Logo os tweetistas do Fascismo de Esquerda-na-Garganta e Croquetes-no-Bucho, os galambas, os jugulares, os valupis, os bicicleta, os corporativescos, toda a fauna que se locupletou directamente com o facto de ser muito competente a dourar a grande peta socialista, vêm rasgar as vestes. Não se pode! Não se pode. Pode atirar-se a matar sobre Cavaco, pode rebaixar-se à vontade os passos, os relvas, toda a outra fauna dita de Direita que, para todos os efeitos, carrega o fardo de governar a precária naviarra nacional hoje, mas não se pode apontar o dedo ao Passado. 

Por isso, quando Gaspar ousa dizer que a estrumeira dos swaps «é um padrão de comportamento sistemático por parte da gestão do Partido Socialista», e ousa dizê-lo na comissão parlamentar de Orçamento, Finanças e Administração Pública, e ousa dizê-lo ao lado da secretária de Estado do Tesouro, Maria Luís Albuquerque, isso é toda uma ruptura com as prudenciais lealdades no Regime e que passam, como bem sabemos, pelo perpétuo armistício tácito entre o PS e o PSD, com o qual-armistício se minimizam os danos na Opinião Pública relativos às respectivas malfeitorias, experimentalismos patetas e outros desastres gestionários. Gaspar aponta o dedo ao Passado e é todo um fim do mundo. Ele, o outsider, o insensível político, o burocrata, o teórico retalhista, não tinha o direito de o fazer em cima dos silêncios cúmplices que sempre irmanaram os grandes protegidos do Regime. 

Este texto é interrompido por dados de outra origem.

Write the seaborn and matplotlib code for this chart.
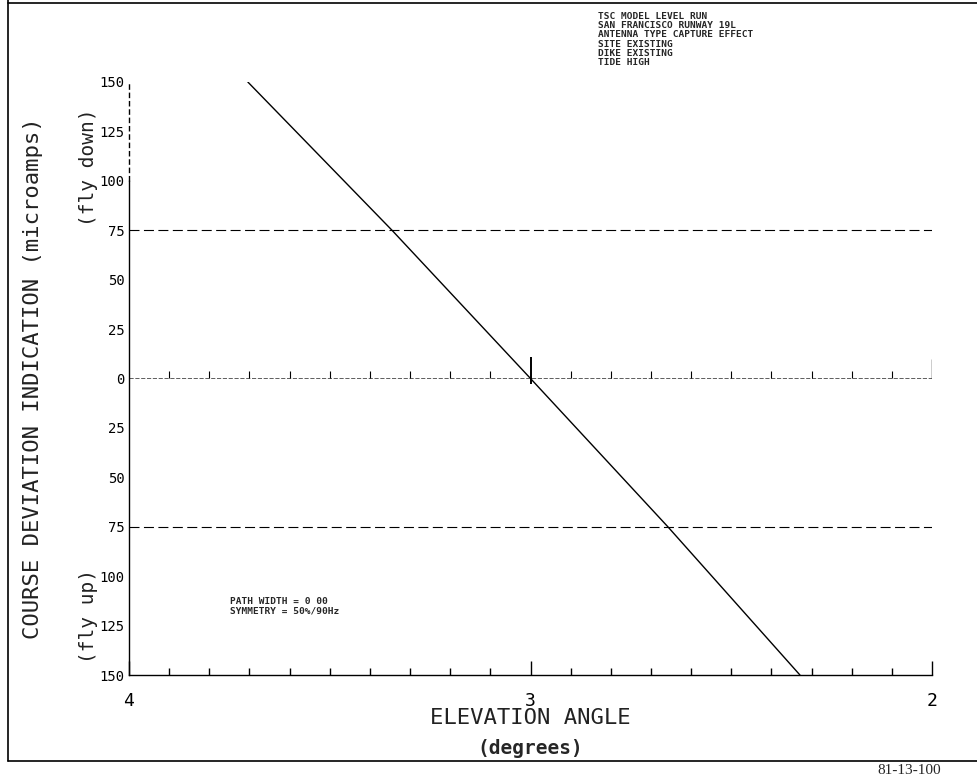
import numpy as np
import pandas as pd
import matplotlib
matplotlib.use("Agg")
import matplotlib.pyplot as plt
from matplotlib.lines import Line2D
from matplotlib.ticker import FixedLocator, MultipleLocator
import seaborn as sns

# ---- data ----
elevation_deg = [3.704, 3.345, 3.000, 2.658, 2.329]
cdi_microamps = [150, 75, 0, -75, -150]
ytick_values = [150, 125, 100, 75, 50, 25, 0, -25, -50, -75, -100, -125, -150]
ytick_labels = ["150", "125", "100", "75", "50", "25", "0", "25", "50", "75", "100", "125", "150"]
xtick_values = [4, 3, 2]
xtick_labels = ["4", "3", "2"]
limit_lines = [75, -75]
header_lines = ["TSC MODEL LEVEL RUN", "SAN FRANCISCO RUNWAY 19L",
                "ANTENNA TYPE CAPTURE EFFECT", "SITE EXISTING",
                "DIKE EXISTING", "TIDE HIGH"]
note_lines = ["PATH WIDTH = 0 00", "SYMMETRY = 50%/90Hz"]

df = pd.DataFrame({"elev": elevation_deg, "cdi": cdi_microamps})

sns.set_theme(style="white")
plt.rcParams["font.family"] = ["DejaVu Sans Mono", "DejaVu Sans"]

fig = plt.figure(figsize=(9.77, 7.80), dpi=100)
ax = fig.add_axes([0.132, 0.1346, 0.822, 0.7603])

xmin, xmax = 4, 2
ymin, ymax = -150, 150
ax.set_xlim(xmin, xmax)
ax.set_ylim(ymin, ymax)

sns.lineplot(data=df, x="elev", y="cdi", sort=False, color="black",
             linewidth=1.0, ax=ax, estimator=None)

for v in limit_lines:
    ax.axhline(v, color="black", linewidth=0.8, dashes=(9, 4))

# zero reference line with tick marks
ax.axhline(0, color="#444444", linewidth=0.6, dashes=(5, 2))
minor = np.round(np.arange(2.1, 4.0, 0.1), 1)
ax.vlines([m for m in minor if abs(m - 3) > 1e-6], 0, 4, color="black", linewidth=0.8)
ax.vlines([3], -3, 11, color="black", linewidth=1.4)
ax.vlines([xmax], 0, 10, color="black", linewidth=1.0)

# spines
for s in ["top", "right"]:
    ax.spines[s].set_visible(False)
for s in ["left", "bottom"]:
    ax.spines[s].set_color("black")
    ax.spines[s].set_linewidth(1.0)
ax.spines["left"].set_bounds(ymin, 100)
ax.plot([xmin, xmin], [100, ymax], color="black", linewidth=1.0, dashes=(4, 2),
        clip_on=False)

ax.yaxis.set_major_locator(FixedLocator(ytick_values))
ax.set_yticklabels(ytick_labels, fontsize=10, color="#222222")
ax.xaxis.set_major_locator(FixedLocator(xtick_values))
ax.set_xticklabels(xtick_labels, fontsize=13)
ax.xaxis.set_minor_locator(MultipleLocator(0.1))
ax.tick_params(axis="y", direction="in", length=7, width=0.9, pad=3, colors="black")
ax.tick_params(axis="x", which="major", direction="in", length=10, width=1.0,
               pad=12, colors="black", bottom=True)
ax.tick_params(axis="x", which="minor", direction="in", length=5, width=1.0,
               colors="black", bottom=True)
ax.grid(False)

ax.set_xlabel("")
ax.set_ylabel("")

# axis titles
fig.text(0.034, 0.515, "COURSE DEVIATION INDICATION (microamps)", rotation=90,
         ha="center", va="center", fontsize=16, color="#222222")
fig.text(0.091, 0.785, "(fly down)", rotation=90, ha="center", va="center",
         fontsize=14, color="#222222")
fig.text(0.091, 0.21, "(fly up)", rotation=90, ha="center", va="center",
         fontsize=14, color="#222222")
fig.text(0.543, 0.079, "ELEVATION ANGLE", ha="center", va="center", fontsize=16,
         color="#222222")
fig.text(0.543, 0.041, "(degrees)", ha="center", va="center", fontsize=14,
         fontweight="bold")

# annotations
fig.text(0.612, 0.985, "\n".join(header_lines), ha="left", va="top",
         fontsize=6.8, fontweight="bold", linespacing=1.05)
fig.text(0.235, 0.235, "\n".join(note_lines), ha="left", va="top",
         fontsize=6.8, fontweight="bold", linespacing=1.05)

# page frame
fig.add_artist(Line2D([0.008, 0.008], [0.025, 1.0], transform=fig.transFigure,
                      color="black", linewidth=1.2))
fig.add_artist(Line2D([0.008, 1.0], [0.996, 0.996], transform=fig.transFigure,
                      color="black", linewidth=1.2))
fig.add_artist(Line2D([0.008, 1.0], [0.025, 0.025], transform=fig.transFigure,
                      color="black", linewidth=1.2))
fig.text(0.898, 0.004, "81-13-100", ha="left", va="bottom", fontsize=11,
         family="Liberation Serif")

fig.savefig("out.png", dpi=100, facecolor="white")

Ora, precisamente as perdas potenciais nas empresas do sector empresarial do Estado com estes contratos especulativos, com a coragem e o vingança fria e oportuna de Gaspar, fazem-nos pensar apenas no próximo passo que o Bananal deveria dar. Criminalizar actos temerários de gestão que, na prática, significam gravíssimas amputações e decapitações no Estado Social, quer queiramos, quer não, ou o poder e a boa vontade não estivessem do lado dos credores. Se um desempregado, uma família de desempregados, uma vila de desempregados, uma cidade de desempregados, podem queixar-se em vão dos que abriram as portas à desgraça tanto quanto dos que a têm resolvido mal, continua a ser necessário muito mais que isso. É preciso isaltinar e vale-e-azevedar a Justiça, especialmente quando o escândalo é geral e vai recrudescer. Descobrir, aprofundar o conhecimento acerca, e depois gerir o dossiê dos swaps não pode ter sido fácil, mas ninguém desmentirá que os problemas «de natureza especulativa» são anteriores à entrada em função do actual Executivo: tal como nas PPP, «Verificou-se que muitos dos contratos analisados permitiram às empresas apresentar resultados mais positivos no curto prazo, à custa de assunção de riscos muito significativos no futuro». Não se fica adentrado numa pasta desta magnitude, num abrir e fechar de olhos, calcula-se, menos Drago que é taxativa por vício e feitio. Por isso mesmo, as críticas dos deputados do Partido Socialista deveriam ser, antes de mais, auto-críticas, coisa que os Congressos dos Beijos e Abraços, Túnica Inconsútil da Velha Conversa Masturbatória e Nefelibata dos Partidos, não sabem lavar e levar até às últimas consequências para que re-acreditemos nas boas intenções de quem se abalança para nos dar esperança. Relíquia delicada do legado socratesiano, o deputado socialista Fernando Medina é outro dos enfiaram a carapuça, caindo como patinhos: «não existem factos mas já existem criminosos e inocentes» … «É uma vergonha, é inaceitável que haja este jogo político», queixa-se ele da longa espada de Gaspar. Mas não é verdade. 

O jogo político habitual é o do esconde-esconde, da diluição de culpas, do fica-tudo-em-família. Esse é o Pântano de que Guterres quis evadir-se, o Pântano dos Varas e dos outros sempre vítimas de assassinato de carácter, sempre vítimas de campanhas negras, nunca chamados a explicar a prodigiosa prosperidade pessoal. Os Portugueses nunca são vítimas deles. Nunca há culpados. Até chegar, vindo de Marte, um Gaspar. Acredito que este homem de aço não precisa do Regime e dos Padrinhos e Eminências Pardas do Regime para absolutamente nada. Basta-lhe as costas quentes do BCE e dos demais Príncipes deste Mundo.